Hackers Targeted 60 Million People in Spam Scheme, U.S. Says

  • One company with 50 million records targeted by defendants
  • Defendant said they stole 24.5 million records through hacks

Three men were charged with a hacking and spamming scheme that targeted the personal identifying information of more than 60 million people, New Jersey U.S. Attorney Paul Fishman said in a statement.

The men hacked the computers of four companies and used data they stole to send unsolicited e-mails in bulk, or spam, earning illegal profit of more than $2 million, according to an indictment in federal court in Newark, New Jersey. One target was a Pennsylvania telecommunications firm with records for 50 million people, according to the indictment, which said one defendant estimated they actually stole 24.5 million records.

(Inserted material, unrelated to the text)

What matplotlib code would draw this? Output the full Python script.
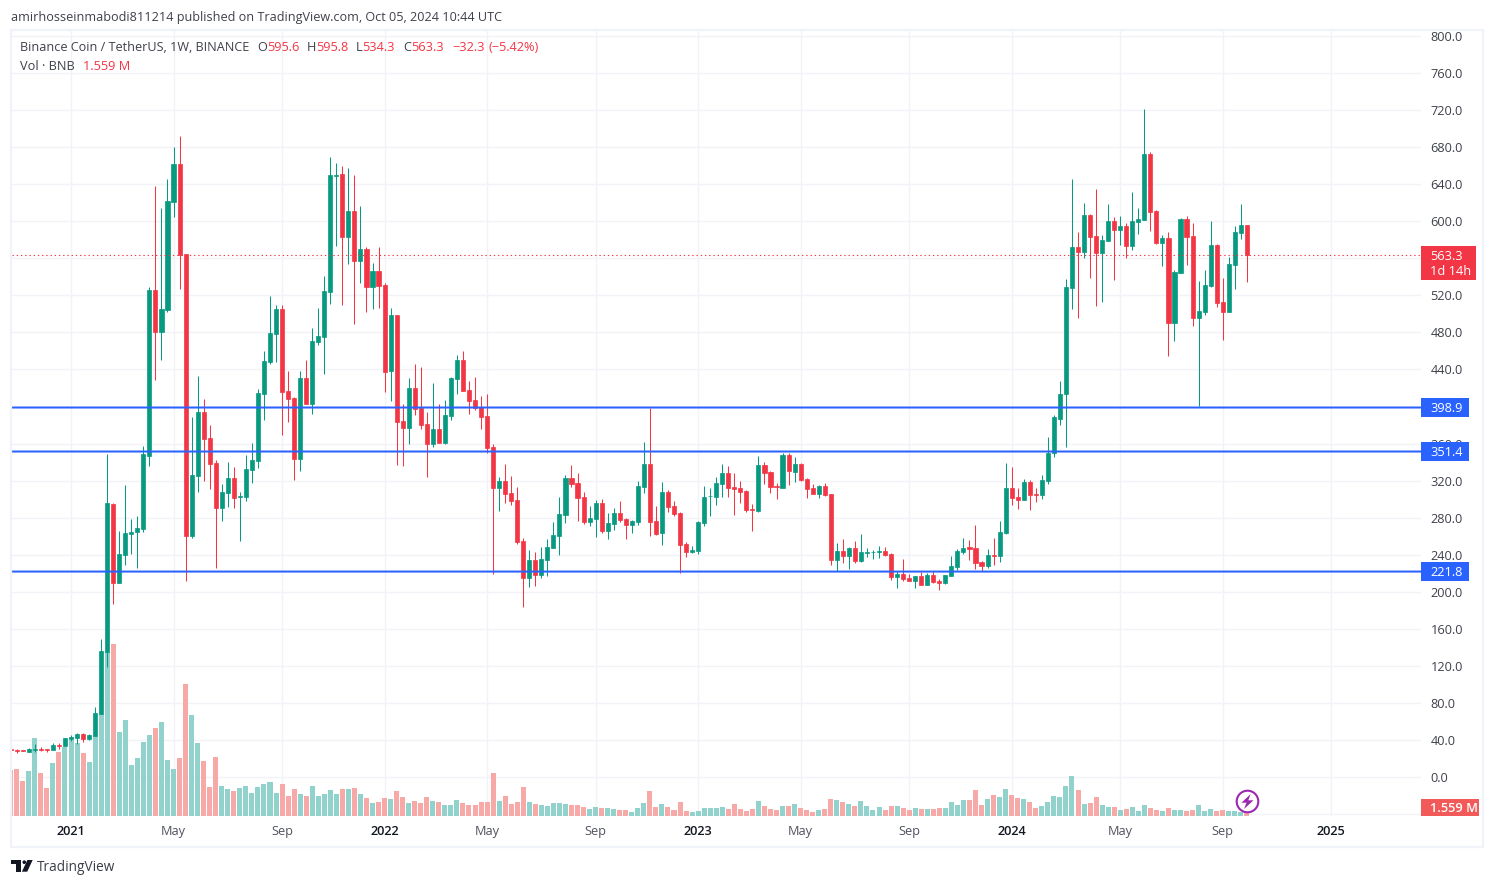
import matplotlib
matplotlib.use("Agg")
import matplotlib.pyplot as plt
from matplotlib.patches import Rectangle, Polygon, Circle

opens = [30.5,28.8,28.8,27,29.5,30.5,30,29,35,33.3,
41,42,46.3,41,44,68,135,295,209,240,
262,264,268,347,526,480,504,621,662,564.6,
260,325,394,366,339,290,306.6,322.8,302.6,302,
331.4,341,413.4,448,478,505,416.6,409,343,430.7,
402.6,469.5,475,523.5,649,651,583,611,557,570,
529,546,531,438,498.7,384,376.7,420,398,381,
359.4,375.6,360.5,389.6,429.6,450,417.7,406.9,399.3,389.6,
356,312,319.5,306.6,299,254.7,214.8,234,218,234,
247,260,283,322.8,317,302,275,278.5,295.8,265.5,
273,285,278.5,272,275,313,337.9,276,263,307.6,
292.5,285,251.5,242.8,244,274,303,302,316,328,
313,312,308.7,289,287,336.8,329,314,312,347.6,
329,337.9,321.7,312,305.5,314,305.5,234,243.9,238.5,
247,233,242.3,242.8,243.4,244,240.7,215.8,219,214.8,
211.5,217,207,218,211.5,209.4,217,226.6,243,248,
247,231.9,227.7,240,238.5,263.4,312,302,299,318.4,
305,304.4,319.5,350,387,413,527.9,572,566.7,606.7,
584,565.7,578.6,600,590.5,594.8,573,599,601.3,672.6,
611,576.5,581.9,490,544,602.4,584,495.5,502,530,
574.3,512.7,502,552.7,587,595.6]
closes = [29.5,28,28.2,30,30,29.5,29,34.4,34,42,
43,46.3,41,45,69,136,296,209,241,263,
264,269,349,526,480.3,505,622,662,563.5,260,
326,394,365,338,290,307.6,322.8,301,303.3,332.5,
342,414.5,449,479,505,415.5,408,343,430.7,402.6,
470.6,476,524.6,650,650,583,611,557,570,529,
546,530,437,498.7,383,376.7,420,397,380,359.4,
375.6,360.5,390.7,430.7,450,416.6,405.8,398,388.5,355,
311.9,319.5,305.5,298,253.6,214.8,234,218,235,248,
261,284,322.8,316,301,275,279.6,295.8,265.5,274,
285,277.4,272,276.3,314,337.9,275,262,307.6,291.4,
284,250.4,242.8,245,275,302,303.5,317.4,328,312,
311,307.6,288,288.5,336.8,328,313,313.5,347.6,330.3,
337.9,320.6,310.9,305.5,314,304.4,234,243.9,238.5,247,
233,242.8,242.9,243.3,244,239.6,215.8,219,213.7,211.5,
217,207,218,210.4,209.4,218,227.7,243.9,247,246,
231,227.7,239.6,239,264.4,312,301,299,318.4,304.4,
304,320.6,349.8,388.5,414,529,572,566.7,606.7,583,
565.7,579.7,600,590.5,594.8,573,600,602.4,672.6,610,
576.5,581.9,490,545,602.4,583,495.5,503,531,574.3,
511.7,502,553.8,588.3,595.9,563.3]
highs = [31,30,29,31,35.5,32,30,36.6,37,42,
45,47.4,47.4,46,75.4,149,349,296,265.5,315,
278.5,282,357,529,638,614,645.6,680,692,565,
388.5,433,408,380,342,316,340,334.6,307.6,347.6,
360.6,419,460,519,509.5,509.5,438,410,438,450,
484.7,506,540.8,669,663,659.6,657.5,650,616.4,572,
555,572,533,506,498.7,402.6,430.7,445.8,442.5,394,
425,402.6,407,431.7,455.5,460,427.4,431.7,411,413.4,
359.4,323.8,338,325,313,258,245,242.8,248,257,
275,302,326,336.8,328,307.6,292.5,299,300,285,
290.4,298,279.6,277.4,319.5,361.6,398.4,292.5,318.4,309.8,
298,286,253.6,249,276.3,314,312,323.8,338,335.7,
328,319.5,309.4,294.7,346.5,340,330,317.4,349.8,349.8,
345.4,339,322.8,316.3,315,317.4,305.5,252.6,256.9,248,
254.7,262,247,245,249.3,248,241.8,222.3,235.3,219,
217,221,220,222.3,213.7,218,238.5,246,258,255.8,
272,233,246,258,276.3,339,334.6,312,321.7,320.6,
312,326,367,390.7,427.4,537.6,645.6,588.3,619.7,607.8,
634.8,585,618.6,604.5,605.6,598,631.5,614,721,674.7,
612,585,588.3,547.3,603.5,605.6,598,535.4,547.3,600,
575.4,538.7,561.3,594.8,618.6,595.8]
lows = [29,26,28,26.5,27,28.6,27,29,30,33.3,
39,35.5,37.6,40,44,68,119,187,209,229,
241,225.6,264,336,428.5,450,502,604.5,527,211.5,
258,307.6,319.5,311,225.6,276,291,290,254.7,298,
317.4,333.6,385,446,448,369,383,320.5,330,402.6,
391.8,466,435,510.6,573,509.5,553.8,489,533,502,
505,506,415.5,405.8,336.7,335.6,359.4,390.7,375.6,323.8,
356,360.5,359.4,385,413.4,416.6,391.8,396,375.6,349.7,
219,287,295.8,293.6,251.5,183.4,205,206,214.8,217,
247,239.6,274,313,276.3,273,271,259,263,257,
266.6,275,257,263,272,306.6,260,261,250.4,286,
281.7,220,237.4,241.8,240.7,271,281.7,293.6,302,302,
282.8,295.8,286.4,265.5,286,316,306.6,300,312,315,
318.4,319.5,301,305.5,301,303,228.8,222.3,231,224.5,
231,232,237.4,235.3,236.4,238.5,212.6,204,211.5,211.5,
204,207,207,209,201.8,208,217,223.4,240.7,234,
224.5,222.3,225.6,228.8,232,262,293.6,289.3,299,288,
296.8,300,316,345,380,356,505,495.5,560,538.7,
508.4,512.7,578.6,536.5,574,560,568.9,586,601.3,589.4,
575.4,551.6,454.4,470.6,544,552.7,486.8,400.4,498.7,529,
507.3,471.7,502,526.8,580.8,534.3]
volumes_m = [27.6,28.2,21,27,46.8,25.8,16.8,31.8,38.4,41.4,
45.6,43.8,37.8,32.4,48,61.2,98.4,103.2,50.4,57.6,
30.6,34.8,44.4,48.6,52.8,56.4,33.6,28.2,34.8,79.2,
60.6,43.8,33,17.4,35.4,18,16.2,15,16.8,18,
13.8,17.4,19.2,20.4,13.8,19.2,12,16.2,13.2,12,
18,12,13.2,15.6,13.2,16.2,16.2,16.8,13.2,10.8,
7.8,8.4,10.8,10.2,15,11.4,7.8,9,7.8,11.4,
9,8.4,6.6,6.6,9.6,7.8,6.6,6.6,8.4,8.4,
25.8,9,12,7.2,8.4,17.4,8.4,7.2,6.6,6,
7.8,7.8,7.2,6.6,6.6,5.4,4.2,5.4,4.8,4.8,
4.2,3.6,3.6,2.4,4.8,7.8,15,5.4,7.2,5.4,
3.6,8.4,3,2.4,3,4.8,4.8,4.8,5.4,4.2,
7.2,4.2,3,4.2,9,6,4.2,3.6,6,6,
7.2,4.8,3.6,2.4,3.6,4.2,10.2,9.6,8.4,7.2,
6,9,6,3.6,5.4,3.6,6,6,4.8,3.6,
4.8,4.2,4.2,4.2,4.8,4.8,8.4,6.6,9.6,9.6,
15.6,6.6,10.2,12.6,11.4,16.2,12.6,10.8,10.2,8.4,
4.8,6,8.4,12,11.4,18,24,15.6,7.2,7.8,
11.4,6.6,5.4,5.4,3.6,4.2,5.4,3,6.6,4.8,
3.6,3,4.8,3.6,3.6,3,3.6,6.6,3,4.2,
3,3.6,3,3,2.4,1.559]
levels = [398.9, 351.4, 221.8]
last_price = 563.3
time_tick_idx = [10,27,45,62,79,97,114,131,149,166,184,201,219]
time_tick_lab = ['2021','May','Sep','2022','May','Sep','2023','May','Sep','2024','May','Sep','2025']
price_ticks = list(range(-40, 801, 40))

UP, DOWN = '#089981', '#F23645'
VUP, VDN = '#92D2CC', '#F7A9A7'
BLUE = '#2962FF'
GRID = '#F1F3F8'
TXT = '#3E414A'
W, H = 1494, 886
FONT = 'Open Sans'
plt.rcParams['font.family'] = [FONT, 'DejaVu Sans']

fx = lambda x: x / W
fy = lambda y: 1 - y / H

fig = plt.figure(figsize=(W / 100, H / 100), dpi=100, facecolor='white')
pos = [fx(11.5), fy(816), (1420.5 - 11.5) / W, (816 - 31) / H]
XLIM = (0.13, 233.8)
PLIM = (-42.1, 805.4)

ax = fig.add_axes(pos, zorder=0)
ax.set_xlim(*XLIM); ax.set_ylim(*PLIM)
ax.yaxis.tick_right()
ax.set_yticks(price_ticks)
ax.set_yticklabels(['' if v < 0 else f'{v:.1f}' for v in price_ticks], fontsize=9.2, color=TXT)
ax.set_xticks(time_tick_idx)
ax.set_xticklabels(time_tick_lab, fontsize=9.2, color='#50535E')
for lab in ax.get_xticklabels():
    if lab.get_text().isdigit():
        lab.set_color('#131722'); lab.set_fontweight('semibold')
ax.tick_params(axis='y', length=0, pad=7.2)
ax.tick_params(axis='x', length=0, pad=6.7)
ax.grid(True, color=GRID, lw=1.0)
ax.set_axisbelow(True)
for s in ax.spines.values():
    s.set_visible(False)

n = len(closes)
xs = list(range(n))
up = [closes[i] >= opens[i] for i in xs]

vax = fig.add_axes(pos, zorder=1, facecolor='none')
vax.set_xlim(*XLIM); vax.set_ylim(0, 471)
vax.bar(xs, volumes_m, width=0.83, linewidth=0,
        color=[VUP if u else VDN for u in up])
vax.axis('off')

cax = fig.add_axes(pos, zorder=2, facecolor='none')
cax.set_xlim(*XLIM); cax.set_ylim(*PLIM)
cols = [UP if u else DOWN for u in up]
cax.vlines(xs, lows, highs, colors=cols, lw=0.75, zorder=2)
cax.bar(xs, [abs(c - o) for c, o in zip(closes, opens)],
        bottom=[min(c, o) for c, o in zip(closes, opens)],
        width=0.68, color=cols, edgecolor=cols, linewidth=0.5, zorder=3)
cax.axhline(last_price, color=DOWN, lw=0.8, dashes=(1.2, 2.6), zorder=4)
for lv in levels:
    cax.axhline(lv, color=BLUE, lw=1.45, zorder=5, snap=False)
cax.axis('off')


def px_rect(x0, y0, x1, y1, **kw):
    r = Rectangle((fx(x0), fy(y1)), (x1 - x0) / W, (y1 - y0) / H,
                  transform=fig.transFigure, **kw)
    fig.add_artist(r)
    return r


def px_text(x, y, s, **kw):
    kw.setdefault('va', 'center')
    kw.setdefault('fontsize', 9.2)
    kw.setdefault('color', TXT)
    return fig.text(fx(x), fy(y + 1.2), s, zorder=12, **kw)


# pane border
px_rect(11, 30, 1483, 847, fill=False, edgecolor='#F0F3FA', lw=1.6, zorder=5)

# price labels
px_rect(1421, 246, 1475.5, 280, facecolor=DOWN, edgecolor='none', zorder=8)
px_text(1430.5, 255.5, f'{last_price:.1f}', color='white')
px_text(1430.5, 270.5, '1d 14h', color='white')
for lv in levels:
    yc = 777 - lv * 0.92625
    px_rect(1421, yc - 9.5, 1468.5, yc + 9.5, facecolor=BLUE, edgecolor='none', zorder=8)
    px_text(1430.5, yc, f'{lv:.1f}', color='white')
px_rect(1421, 799, 1479, 815.5, facecolor='#F25A5A', edgecolor='none', zorder=8)
px_text(1430.5, 807, '1.559 M', color='white', fontweight='semibold')

# header
px_text(11, 16, 'amirhosseinmabodi811214 published on TradingView.com, Oct 05, 2024 10:44 UTC', fontsize=9.05)
px_text(20, 46, 'Binance Coin / TetherUS, 1W, BINANCE', fontsize=9.1)
for x, s, c in [(257, 'O', TXT), (267, '595.6', DOWN), (307, 'H', TXT), (316, '595.8', DOWN),
                (356, 'L', TXT), (362.5, '534.3', DOWN), (403, 'C', TXT), (411, '563.3', DOWN),
                (452, '\u221232.3', DOWN), (488.6, '(\u22125.42%)', DOWN)]:
    px_text(x, 46, s, color=c)
px_text(20, 65, 'Vol \u00b7 BNB')
px_text(83, 65, '1.559 M', color=DOWN)

# TradingView logo
for pts in ([(11, 860), (21, 860), (21, 871.7), (15.7, 871.7), (15.7, 863.7), (11, 863.7)],
            [(32.7, 860), (27.2, 871.7), (21.9, 871.7), (27.4, 860)]):
    fig.add_artist(Polygon([(fx(a), fy(b)) for a, b in pts], closed=True,
                           transform=fig.transFigure, facecolor='#131722', edgecolor='none', zorder=8))
fig.add_artist(Polygon([(fx(22.5 + dx), fy(860.4 + dy)) for dx, dy in
                        [(0, 1), (1, 0), (2.5, 0), (3.5, 1), (3.5, 2.5), (2.5, 3.6), (1, 3.6), (0, 2.5)]],
                       closed=True, transform=fig.transFigure, facecolor='#131722', edgecolor='none', zorder=8))
px_text(37, 866.5, 'TradingView', fontsize=9.8, color='#3A3D46')

# lightning icon
cx_, cy_ = 1247.5, 801.5
icon = fig.add_axes([fx(cx_ - 14), fy(cy_ + 14), 28 / W, 28 / H], zorder=9, facecolor='none')
icon.set_xlim(-14, 14); icon.set_ylim(14, -14); icon.axis('off')
icon.add_patch(Circle((0, 0), 10.8, facecolor='white', edgecolor='#9C27B0', lw=1.5))
icon.add_patch(Polygon([(3.2, -7.5), (-6, 1.2), (-1, 1.2), (-3.5, 7.5), (6, -1.2), (0.8, -1.2)],
                       closed=True, facecolor='#9C27B0', edgecolor='none'))

fig.savefig('out.png', dpi=100, facecolor='white')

Another target was a credit-monitoring service in Texas with 10 million personal records, prosecutors said. One defendant said they stole 200,000 records, according to the indictment.

The scheme, which ran from 2011 until July 2015, involved Timothy Edward Livingston, 30, of Boca Raton, Florida; Tomasz Chmielarz, 32, of Rutherford, New Jersey; and Devin James McArthur, 27, of Ellicott City, Maryland, according to Fishman’s statement.

Livingston ran a business, A Whole Lot of Nothing LLC, that sent bulk e-mails on behalf of legitimate companies like insurers, as well as illegal entities like online pharmacies that sold narcotics without prescriptions, according to the indictment. Livingston usually charged between $5 and $9 for each spam e-mail that resulted in a completed transaction, according to the indictment. 

Bypass Filters

Livington and Chmielarz started using computer programs to send spam in a way that bypassed filters set up by companies, and they also hacked into e-mail accounts of individuals to seize control of the mail accounts of corporate victims, the U.S. said. 

The data they allegedly stole included names, addresses, phone numbers and e-mail addresses.

On July 23, authorities seized Livingston’s computer, which contained 7 million records from the Pennsylvania telecommunications company, according to the indictment. 

All three men are charged with conspiracy to commit wire fraud and conspiracy to commit fraud and related activity in connection with computers. The wire fraud charge has a maximum prison term of 20 years.

The case is U.S. v. Livingston, U.S. District Court, District of New Jersey (Newark).